(Given exercise)
Make an exact transcription of the material, leaving out all images.

(Supplied material)
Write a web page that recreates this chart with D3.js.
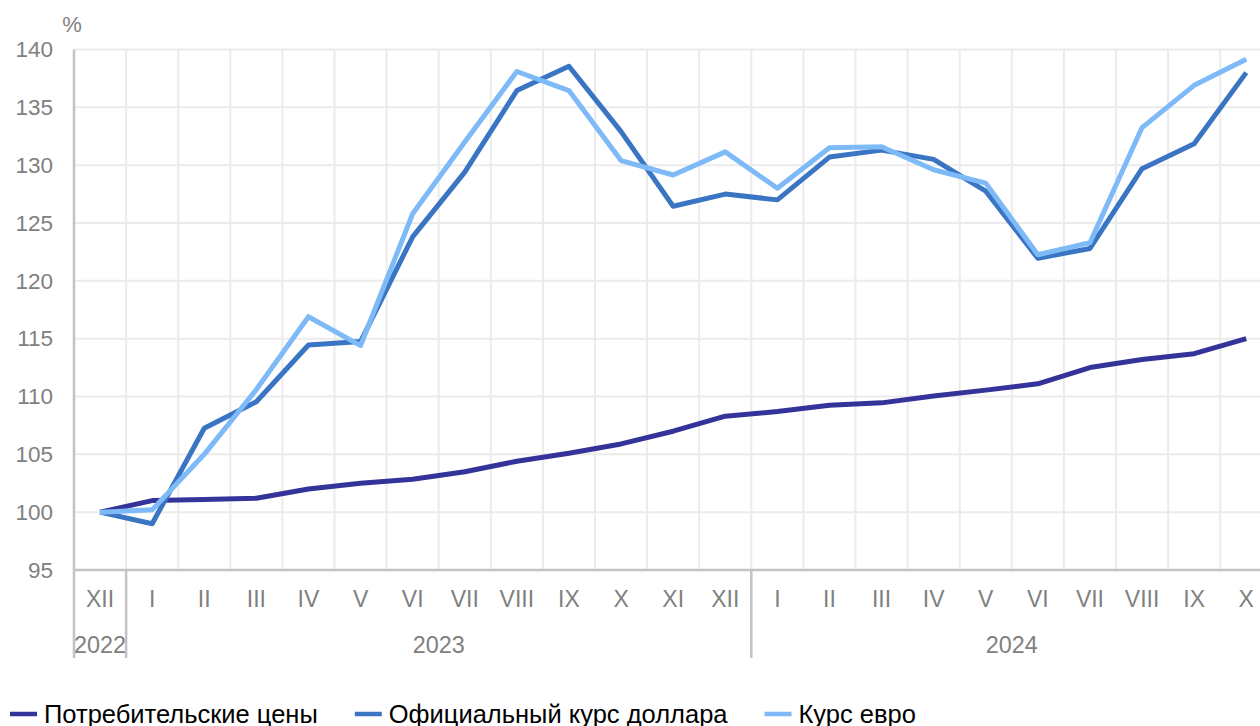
<!DOCTYPE html>
<html>
<head>
<meta charset="utf-8">
<title>Цены и курсы валют</title>
<script src="https://d3js.org/d3.v7.min.js"></script>
<style>
  body { margin: 0; background: #fff; }
  text { font-family: "Liberation Sans", Arial, sans-serif; }
</style>
</head>
<body>
<div id="chart"></div>
<script>
// data (Dec 2022 = 100)
var months = ["XII", "I", "II", "III", "IV", "V", "VI", "VII", "VIII", "IX", "X", "XI", "XII",
              "I", "II", "III", "IV", "V", "VI", "VII", "VIII", "IX", "X"];
var years = [
  { label: "2022", from: 0, to: 1 },
  { label: "2023", from: 1, to: 13 },
  { label: "2024", from: 13, to: 23 }
];
var cpi = [100, 101.0, 101.1, 101.2, 102.0, 102.5, 102.85, 103.5, 104.4, 105.1, 105.9, 107.0, 108.3,
           108.7, 109.25, 109.45, 110.05, 110.55, 111.1, 112.5, 113.2, 113.7, 115.0];
var usd = [100, 99.0, 107.25, 109.55, 114.45, 114.75, 123.8, 129.4, 136.45, 138.55, 132.9, 126.45, 127.5,
           127.0, 130.7, 131.3, 130.5, 127.75, 121.95, 122.8, 129.7, 131.85, 138.0];
var eur = [100, 100.2, 105.0, 110.6, 116.9, 114.4, 125.8, 132.0, 138.1, 136.45, 130.4, 129.15, 131.15,
           128.0, 131.5, 131.6, 129.6, 128.45, 122.25, 123.3, 133.25, 136.9, 139.15];
var yTicks = [95, 100, 105, 110, 115, 120, 125, 130, 135, 140];
var seriesNames = ["Потребительские цены", "Официальный курс доллара", "Курс евро"];
var seriesColors = ["#333399", "#3a75c4", "#7dbaf7"];

var W = 1260, H = 726;
var plotLeft = 74, plotTop = 49.5, plotBottom = 570, step = 52.1;
var idx = d3.range(months.length);

var svg = d3.select("#chart").append("svg")
  .attr("width", W).attr("height", H);

var x = d3.scaleBand().domain(idx).range([plotLeft, plotLeft + step * months.length]).padding(0);
var y = d3.scaleLinear().domain([95, 140]).range([plotBottom, plotTop]);
var cx = function(i) { return x(i) + x.bandwidth() / 2; };

// grid
svg.append("g").selectAll("line")
  .data(yTicks.filter(function(d) { return d > 95; }))
  .enter().append("line")
  .attr("x1", plotLeft).attr("x2", W)
  .attr("y1", function(d) { return y(d); }).attr("y2", function(d) { return y(d); })
  .attr("stroke", "#ebebeb").attr("stroke-width", 2);

svg.append("g").selectAll("line")
  .data(idx.slice(1))
  .enter().append("line")
  .attr("x1", function(i) { return x(i); }).attr("x2", function(i) { return x(i); })
  .attr("y1", plotTop).attr("y2", plotBottom)
  .attr("stroke", "#ebebeb").attr("stroke-width", 2);

// y axis labels
var yAxis = svg.append("g")
  .attr("transform", "translate(" + plotLeft + ",0)")
  .call(d3.axisLeft(y).tickValues(yTicks).tickSize(0).tickPadding(21));
yAxis.select(".domain").remove();
yAxis.selectAll("text")
  .attr("font-size", 22.5).attr("fill", "#808080")
  .attr("font-family", "Liberation Sans, Arial, sans-serif");

svg.append("text")
  .attr("x", 72).attr("y", 32)
  .attr("text-anchor", "middle")
  .attr("font-size", 22).attr("fill", "#808080")
  .text("%");

// axis lines
svg.append("line")
  .attr("x1", plotLeft).attr("x2", W).attr("y1", plotBottom).attr("y2", plotBottom)
  .attr("stroke", "#c3c3c3").attr("stroke-width", 2.5);
svg.append("line")
  .attr("x1", plotLeft).attr("x2", plotLeft).attr("y1", plotTop).attr("y2", 658)
  .attr("stroke", "#c3c3c3").attr("stroke-width", 2.5);

// month labels
var xAxis = svg.append("g")
  .attr("transform", "translate(0," + plotBottom + ")")
  .call(d3.axisBottom(x).tickSize(0).tickPadding(20.5).tickFormat(function(i) { return months[i]; }));
xAxis.select(".domain").remove();
xAxis.selectAll("text")
  .attr("font-size", 23).attr("fill", "#808080")
  .attr("font-family", "Liberation Sans, Arial, sans-serif");

// year dividers and labels
svg.append("g").selectAll("line")
  .data(years.slice(1))
  .enter().append("line")
  .attr("x1", function(d) { return x(d.from); }).attr("x2", function(d) { return x(d.from); })
  .attr("y1", plotBottom).attr("y2", 658)
  .attr("stroke", "#c3c3c3").attr("stroke-width", 2.5);

svg.append("g").selectAll("text")
  .data(years)
  .enter().append("text")
  .attr("x", function(d) {
    var a = x(d.from), b = d.to >= months.length ? x(d.to - 1) + x.bandwidth() : x(d.to);
    return (a + b) / 2;
  })
  .attr("y", 653)
  .attr("text-anchor", "middle")
  .attr("font-size", 23.4).attr("fill", "#808080")
  .text(function(d) { return d.label; });

// lines
var line = d3.line()
  .x(function(d, i) { return cx(i); })
  .y(function(d) { return y(d); });

var allSeries = [cpi, usd, eur];
svg.append("g").selectAll("path")
  .data(allSeries)
  .enter().append("path")
  .attr("d", function(d) { return line(d); })
  .attr("fill", "none")
  .attr("stroke", function(d, i) { return seriesColors[i]; })
  .attr("stroke-width", 5)
  .attr("stroke-linejoin", "round");

// legend
var lg = svg.append("g").attr("transform", "translate(0,714)");
var lx = 10;
seriesNames.forEach(function(name, i) {
  lg.append("line")
    .attr("x1", lx).attr("x2", lx + 27).attr("y1", 0).attr("y2", 0)
    .attr("stroke", seriesColors[i]).attr("stroke-width", 4.5);
  var t = lg.append("text")
    .attr("x", lx + 34).attr("y", 8.5)
    .attr("font-size", 25.5).attr("fill", "#000")
    .text(name);
  lx += 34 + t.node().getComputedTextLength() + 37;
});
</script>
</body>
</html>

(Reply to the exercise)
Write a web page that recreates this chart with D3.js.
<!DOCTYPE html>
<html>
<head>
<meta charset="utf-8">
<title>Цены и курсы валют</title>
<script src="https://d3js.org/d3.v7.min.js"></script>
<style>
  body { margin: 0; background: #fff; }
  text { font-family: "Liberation Sans", Arial, sans-serif; }
</style>
</head>
<body>
<div id="chart"></div>
<script>
// data (Dec 2022 = 100)
var months = ["XII", "I", "II", "III", "IV", "V", "VI", "VII", "VIII", "IX", "X", "XI", "XII",
              "I", "II", "III", "IV", "V", "VI", "VII", "VIII", "IX", "X"];
var years = [
  { label: "2022", from: 0, to: 1 },
  { label: "2023", from: 1, to: 13 },
  { label: "2024", from: 13, to: 23 }
];
var cpi = [100, 101.0, 101.1, 101.2, 102.0, 102.5, 102.85, 103.5, 104.4, 105.1, 105.9, 107.0, 108.3,
           108.7, 109.25, 109.45, 110.05, 110.55, 111.1, 112.5, 113.2, 113.7, 115.0];
var usd = [100, 99.0, 107.25, 109.55, 114.45, 114.75, 123.8, 129.4, 136.45, 138.55, 132.9, 126.45, 127.5,
           127.0, 130.7, 131.3, 130.5, 127.75, 121.95, 122.8, 129.7, 131.85, 138.0];
var eur = [100, 100.2, 105.0, 110.6, 116.9, 114.4, 125.8, 132.0, 138.1, 136.45, 130.4, 129.15, 131.15,
           128.0, 131.5, 131.6, 129.6, 128.45, 122.25, 123.3, 133.25, 136.9, 139.15];
var yTicks = [95, 100, 105, 110, 115, 120, 125, 130, 135, 140];
var seriesNames = ["Потребительские цены", "Официальный курс доллара", "Курс евро"];
var seriesColors = ["#333399", "#3a75c4", "#7dbaf7"];

var W = 1260, H = 726;
var plotLeft = 74, plotTop = 49.5, plotBottom = 570, step = 52.1;
var idx = d3.range(months.length);

var svg = d3.select("#chart").append("svg")
  .attr("width", W).attr("height", H);

var x = d3.scaleBand().domain(idx).range([plotLeft, plotLeft + step * months.length]).padding(0);
var y = d3.scaleLinear().domain([95, 140]).range([plotBottom, plotTop]);
var cx = function(i) { return x(i) + x.bandwidth() / 2; };

// grid
svg.append("g").selectAll("line")
  .data(yTicks.filter(function(d) { return d > 95; }))
  .enter().append("line")
  .attr("x1", plotLeft).attr("x2", W)
  .attr("y1", function(d) { return y(d); }).attr("y2", function(d) { return y(d); })
  .attr("stroke", "#ebebeb").attr("stroke-width", 2);

svg.append("g").selectAll("line")
  .data(idx.slice(1))
  .enter().append("line")
  .attr("x1", function(i) { return x(i); }).attr("x2", function(i) { return x(i); })
  .attr("y1", plotTop).attr("y2", plotBottom)
  .attr("stroke", "#ebebeb").attr("stroke-width", 2);

// y axis labels
var yAxis = svg.append("g")
  .attr("transform", "translate(" + plotLeft + ",0)")
  .call(d3.axisLeft(y).tickValues(yTicks).tickSize(0).tickPadding(21));
yAxis.select(".domain").remove();
yAxis.selectAll("text")
  .attr("font-size", 22.5).attr("fill", "#808080")
  .attr("font-family", "Liberation Sans, Arial, sans-serif");

svg.append("text")
  .attr("x", 72).attr("y", 32)
  .attr("text-anchor", "middle")
  .attr("font-size", 22).attr("fill", "#808080")
  .text("%");

// axis lines
svg.append("line")
  .attr("x1", plotLeft).attr("x2", W).attr("y1", plotBottom).attr("y2", plotBottom)
  .attr("stroke", "#c3c3c3").attr("stroke-width", 2.5);
svg.append("line")
  .attr("x1", plotLeft).attr("x2", plotLeft).attr("y1", plotTop).attr("y2", 658)
  .attr("stroke", "#c3c3c3").attr("stroke-width", 2.5);

// month labels
var xAxis = svg.append("g")
  .attr("transform", "translate(0," + plotBottom + ")")
  .call(d3.axisBottom(x).tickSize(0).tickPadding(20.5).tickFormat(function(i) { return months[i]; }));
xAxis.select(".domain").remove();
xAxis.selectAll("text")
  .attr("font-size", 23).attr("fill", "#808080")
  .attr("font-family", "Liberation Sans, Arial, sans-serif");

// year dividers and labels
svg.append("g").selectAll("line")
  .data(years.slice(1))
  .enter().append("line")
  .attr("x1", function(d) { return x(d.from); }).attr("x2", function(d) { return x(d.from); })
  .attr("y1", plotBottom).attr("y2", 658)
  .attr("stroke", "#c3c3c3").attr("stroke-width", 2.5);

svg.append("g").selectAll("text")
  .data(years)
  .enter().append("text")
  .attr("x", function(d) {
    var a = x(d.from), b = d.to >= months.length ? x(d.to - 1) + x.bandwidth() : x(d.to);
    return (a + b) / 2;
  })
  .attr("y", 653)
  .attr("text-anchor", "middle")
  .attr("font-size", 23.4).attr("fill", "#808080")
  .text(function(d) { return d.label; });

// lines
var line = d3.line()
  .x(function(d, i) { return cx(i); })
  .y(function(d) { return y(d); });

var allSeries = [cpi, usd, eur];
svg.append("g").selectAll("path")
  .data(allSeries)
  .enter().append("path")
  .attr("d", function(d) { return line(d); })
  .attr("fill", "none")
  .attr("stroke", function(d, i) { return seriesColors[i]; })
  .attr("stroke-width", 5)
  .attr("stroke-linejoin", "round");

// legend
var lg = svg.append("g").attr("transform", "translate(0,714)");
var lx = 10;
seriesNames.forEach(function(name, i) {
  lg.append("line")
    .attr("x1", lx).attr("x2", lx + 27).attr("y1", 0).attr("y2", 0)
    .attr("stroke", seriesColors[i]).attr("stroke-width", 4.5);
  var t = lg.append("text")
    .attr("x", lx + 34).attr("y", 8.5)
    .attr("font-size", 25.5).attr("fill", "#000")
    .text(name);
  lx += 34 + t.node().getComputedTextLength() + 37;
});
</script>
</body>
</html>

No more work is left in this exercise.